Safe streets advocates are calling for officials to do more to reduce the human toll of traffic crashes. In a vigil held Sunday to call attention to the victims of traffic crashes, participants placed hundreds of yellow roses and white cardboard silouhettes on the steps of the State House to offer a tangible representation of the lives lost.
The vigil was one of many held across the globe on World Remembrance Day.
"Each cut-out represents a person who was killed," Andrew McFarland, of Livable Streets Alliance, said.
Silhouettes pepper Boston streets to call attention to the locations of fatal crashes. One silhouette was placed beside a Washington Street crosswalk in Roslindale in memory of Silvia Acosta, a 78-year-old woman who was killed trying to cross the street.
They are meant as symbols to remember those who have lost their lives, and also to inspire change, Rebecca Wolfson, executive director of the Boston Cyclists Union, said.
“Since our first World Day of Remembrance last year, some progress has been made in the Boston area,” she said. “Unfortunately, we’ve seen an increase in traffic fatalities this year over 2015. We need a commitment from all of our elected officials in order to eliminate traffic fatalities.”

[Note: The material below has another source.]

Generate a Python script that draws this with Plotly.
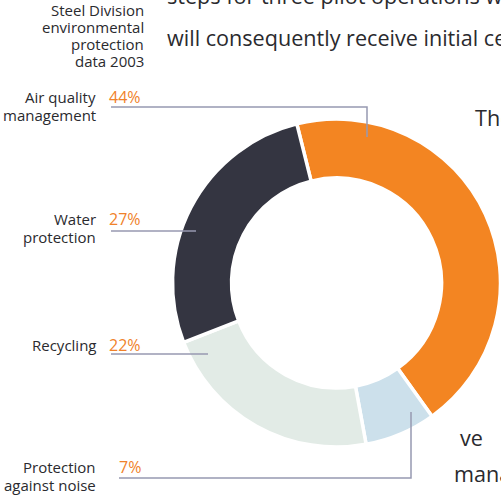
import plotly.graph_objects as go

W, H = 501, 498

categories = ["Air quality management", "Protection against noise", "Recycling", "Water protection"]
values = [44, 7, 22, 27]
colors = ["#F38522", "#CCE0EB", "#E2EBE6", "#343541"]
label_lines = {
    "Air quality management": ["Air quality", "management"],
    "Protection against noise": ["Protection", "against noise"],
    "Recycling": ["Recycling"],
    "Water protection": ["Water", "protection"],
}
title_lines = ["Steel Division", "environmental", "protection", "data 2003"]
body_lines = [
    ("steps for three pilot operations will be", 165, -4),
    ("will consequently receive initial certification", 165, 37),
    ("The", 473, 117),
    ("ve", 458, 437),
    ("mana", 452, 473),
]

FONT = "Open Sans"
TXT = "#2A2A2E"
ORANGE = "#F0822A"
LINE = "#9799B1"


def px(x):
    return x / W


def py(y):
    return 1 - y / H


cx, cy, R = 336.5, 283, 164
fig = go.Figure(go.Pie(
    labels=categories, values=values, sort=False, direction="clockwise",
    rotation=-14, hole=0.64,
    marker=dict(colors=colors, line=dict(color="white", width=3.5)),
    textinfo="none", hoverinfo="label+percent", showlegend=False,
    domain=dict(x=[px(cx - R), min(1, px(cx + R))], y=[py(cy + R), py(cy - R)]),
))

ann = []
label_pos = {
    "Air quality management": (97, [(111, 107), (367, 107), (367, 137)]),
    "Water protection": (219, [(111, 231), (196, 231)]),
    "Recycling": (345, [(111, 354), (208, 354)]),
    "Protection against noise": (467, [(119, 478), (411, 478), (411, 412)]),
}
shapes = []
for cat, val in zip(categories, values):
    y0, pts = label_pos[cat]
    for i, line in enumerate(label_lines[cat]):
        ann.append(dict(text=line, x=px(98), y=py(y0 + i * 18), xref="paper", yref="paper",
                        xanchor="right", yanchor="middle", showarrow=False,
                        font=dict(family=FONT, size=15, color=TXT)))
    ann.append(dict(text=f"{val}%", x=px(143), y=py(y0), xref="paper", yref="paper",
                    xanchor="right", yanchor="middle", showarrow=False,
                    font=dict(family=FONT, size=16, color=ORANGE)))
    path = "M " + " L ".join(f"{px(x)},{py(y)}" for x, y in pts)
    shapes.append(dict(type="path", path=path, xref="paper", yref="paper",
                       line=dict(color=LINE, width=1.5)))

for i, line in enumerate(title_lines):
    ann.append(dict(text=line, x=px(146), y=py(10 + i * 17), xref="paper", yref="paper",
                    xanchor="right", yanchor="middle", showarrow=False,
                    font=dict(family=FONT, size=15, color=TXT)))

for text, x, y in body_lines:
    ann.append(dict(text=text, x=px(x), y=py(y), xref="paper", yref="paper",
                    xanchor="left", yanchor="middle", showarrow=False,
                    font=dict(family=FONT, size=21.6, color=TXT)))

fig.update_layout(width=W, height=H, margin=dict(l=0, r=0, t=0, b=0),
                  paper_bgcolor="white", plot_bgcolor="white",
                  annotations=ann, shapes=shapes)
fig.write_html("out.html", config={"displayModeBar": False},
               post_script="document.body.style.margin='0';document.body.style.overflow='hidden';")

That progress is the city's commitment to a future with zero traffic-related deaths. The program, called Vision Zero, is a promise to eliminate — or at least dramatically reduce — the number of traffic fatalities on city streets by 2030.
Boston sees 1,300 traffic incidents a year requiring emergency medical services.
"While only a handful of these crashes are fatal, every tragedy leaves a trail of grieving family and friends, and the despair of unfulfilled potential. As mayor, I see the real people behind these statistics; I share the grief, pain, and sense of loss that every crash report represents," Mayor Marty Walsh said in a news release.